Doch Lebenswege verlaufen selten gerade. Und selbst der wundervollste Plan kann von heute auf morgen umgeworfen werden. Sabine Lottes hat das vor acht Jahren schmerzhaft erfahren. Da starb ihr geliebter Vater Gerd Lottes nach schwerer Krankheit viel zu früh. Und hinterließ eine große Lücke. Nicht nur in der Familie. Auch in der Kamenzer Leichtmetall- und Stahlbaufirma, die er 1988 gründete. Gestartet war er vor der Wende an der Burgstraße mit nur einem Mitarbeiter und 35 Quadratmeter Werkstattfläche. Heute stehen auf dem 6 000 Quadratmeter großen Firmengelände an der Güterbahnhofstraße neun Mitarbeiter in Lohn und Brot. Ihre Mama Dagmar Lottes ist die gute Seele im Büro und nicht wegzudenken. Auch drei Lehrlinge hat Sabine Lotte mittlerweile ausgebildet. Zurzeit sucht die Firma einen neuen Azubi. „Er wäre gut aufgehoben bei uns. Wir haben ein tolles Arbeitsklima und begegnen uns alle auf Augenhöhe, schätzen die Ideen und Vorschläge des anderen. Hier sind Menschen, die mitdenken. Die brauche ich aber auch“, lacht sie.
Die Firma baut bundesweit. Hauptsächlich aber schon in Sachsen. Balkonanlagen, Wintergärten, Haustüren, Fenster, Zäune und Tore, Treppen und Fluchtweganlagen. Ein größeres Projekt der letzten Jahre war der Umbau einer bekannten Social Media zentrale in Berlin. Genau dort in der Landeshauptstadt wird Sabine Lottes bald zu Gast sein. „Ich weiß noch nicht genau, wie alles ablaufen wird, aber ich bin sehr aufgeregt“, gesteht sie. Dass sie zu den wenigen Nominierten des Awards gehört, hat sie etwas umgehauen.
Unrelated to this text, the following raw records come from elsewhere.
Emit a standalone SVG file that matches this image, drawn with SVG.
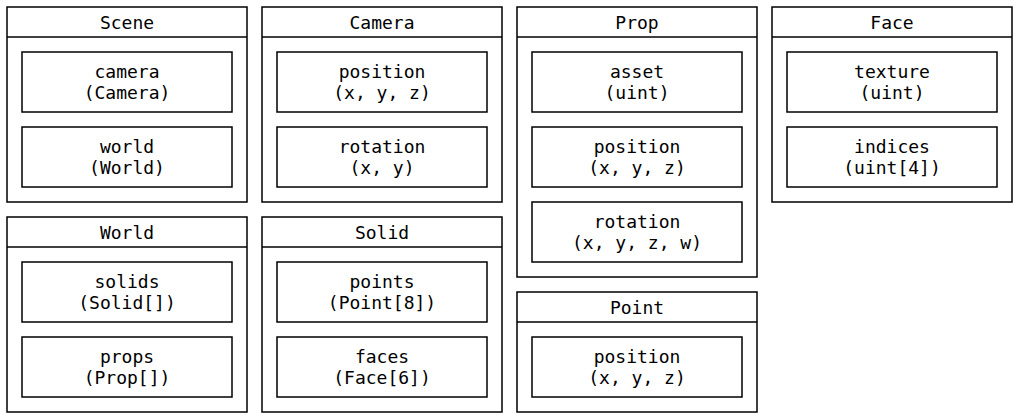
<svg xmlns="http://www.w3.org/2000/svg" width="1019" height="419" viewBox="0 0 1019 419">
<style>
rect{fill:#fff;stroke:#000;stroke-width:1.5}
line{stroke:#000;stroke-width:1.5}
text{font-family:"DejaVu Sans Mono","Liberation Mono",monospace;font-size:18px;fill:#000;text-anchor:middle}
</style>
<rect x="0" y="0" width="1019" height="419" style="stroke:none"/>
<g id="Scene">
<rect x="7" y="7" width="240" height="195"/><line x1="7" y1="37" x2="247" y2="37"/>
<text x="127" y="28.5">Scene</text>
<rect x="22" y="52" width="210" height="60"/><text x="127" y="78">camera</text><text x="127" y="99">(Camera)</text>
<rect x="22" y="127" width="210" height="60"/><text x="127" y="153">world</text><text x="127" y="174">(World)</text>
</g>
<g id="Camera">
<rect x="262" y="7" width="240" height="195"/><line x1="262" y1="37" x2="502" y2="37"/>
<text x="382" y="28.5">Camera</text>
<rect x="277" y="52" width="210" height="60"/><text x="382" y="78">position</text><text x="382" y="99">(x, y, z)</text>
<rect x="277" y="127" width="210" height="60"/><text x="382" y="153">rotation</text><text x="382" y="174">(x, y)</text>
</g>
<g id="Prop">
<rect x="517" y="7" width="240" height="270"/><line x1="517" y1="37" x2="757" y2="37"/>
<text x="637" y="28.5">Prop</text>
<rect x="532" y="52" width="210" height="60"/><text x="637" y="78">asset</text><text x="637" y="99">(uint)</text>
<rect x="532" y="127" width="210" height="60"/><text x="637" y="153">position</text><text x="637" y="174">(x, y, z)</text>
<rect x="532" y="202" width="210" height="60"/><text x="637" y="228">rotation</text><text x="637" y="249">(x, y, z, w)</text>
</g>
<g id="Face">
<rect x="772" y="7" width="240" height="195"/><line x1="772" y1="37" x2="1012" y2="37"/>
<text x="892" y="28.5">Face</text>
<rect x="787" y="52" width="210" height="60"/><text x="892" y="78">texture</text><text x="892" y="99">(uint)</text>
<rect x="787" y="127" width="210" height="60"/><text x="892" y="153">indices</text><text x="892" y="174">(uint[4])</text>
</g>
<g id="World">
<rect x="7" y="217" width="240" height="195"/><line x1="7" y1="247" x2="247" y2="247"/>
<text x="127" y="238.5">World</text>
<rect x="22" y="262" width="210" height="60"/><text x="127" y="288">solids</text><text x="127" y="309">(Solid[])</text>
<rect x="22" y="337" width="210" height="60"/><text x="127" y="363">props</text><text x="127" y="384">(Prop[])</text>
</g>
<g id="Solid">
<rect x="262" y="217" width="240" height="195"/><line x1="262" y1="247" x2="502" y2="247"/>
<text x="382" y="238.5">Solid</text>
<rect x="277" y="262" width="210" height="60"/><text x="382" y="288">points</text><text x="382" y="309">(Point[8])</text>
<rect x="277" y="337" width="210" height="60"/><text x="382" y="363">faces</text><text x="382" y="384">(Face[6])</text>
</g>
<g id="Point">
<rect x="517" y="292" width="240" height="120"/><line x1="517" y1="322" x2="757" y2="322"/>
<text x="637" y="313.5">Point</text>
<rect x="532" y="337" width="210" height="60"/><text x="637" y="363">position</text><text x="637" y="384">(x, y, z)</text>
</g>
<g id="connectors"></g>
</svg>
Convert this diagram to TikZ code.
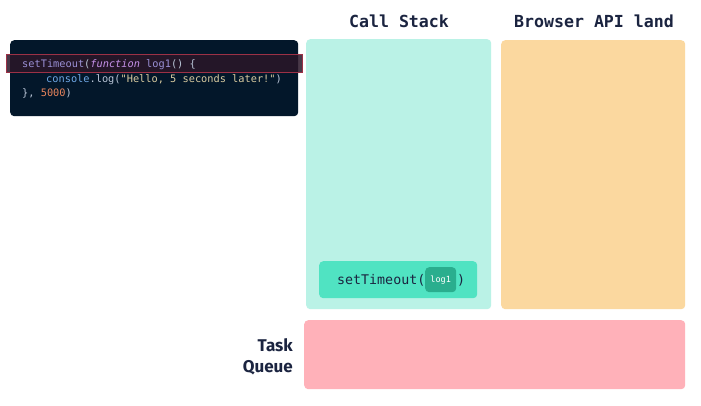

Neue Wege in der Nachfolge
Henriette Braun, selbst Kamenzer Geschäftsfrau und Mitglied im Verband deutscher Unternehmerinnen, hat sie dafür vorgeschlagen. „Ich dachte sofort an Sabine“, erzählt die Fotografin. Die beiden Frauen kennen sich. Wie das in einer Kleinstadt ist. Man schießt zum Forstfest gemeinsam den Adler ab, man winkt sich auf der Straße zu und kennt die Lebensgeschichte der anderen. „Dass sie für den Preis nominiert wurde, ist ein super Zeichen, denn das sind am Ende nicht sehr viele. Ihr Unternehmen wird auf jeden Fall zur Auszeichnungsveranstaltung in Berlin vorgestellt und die Chancen auf den Award stehen gut“, weiß Henriette Braun.
Peter Altmaier, Bundesminister Wirtschaft & Energie, ist Schirmherr des Awards. Der Verband deutscher Unternehmerinnen setzt sich seit über 60 Jahren für mehr Frauen in der Wirtschaft und ihre größere Sichtbarkeit in der Öffentlichkeit ein. Die Zahl der unternehmerisch tätigen Frauen wächst nicht nur durch immer mehr Gründerinnen. Durch den Generationenwechsel in kleinen und mittelständischen Unternehmen erhalten mehr Frauen eine Chance auf eine Firmenübernahme. Mit dem Preis für die Nachfolge stellt man die Attraktivität der Firmenübernahme heraus für Töchter wie auch familienfremde Nachfolgerinnen. Der Preis soll erfolgreiche Wege der Nachfolge sichtbar machen.
„Mit weiblicher Intuition kann man viel erreichen. Auch in unserer Branche. Der Umgangston mit einer Frau basiert hier zwar auf einem anderen Level. Gerade auf dem Bau. Aber ich habe alle Aufmerksamkeit auf meiner Seite, wenn man merkt, dass ich die Chefin bin“, so Sabine Lottes. Viele spannende Projekte liegen privat und beruflich auf dem Tisch. Mit einem Award in der Tasche wäre alles doppelt cool.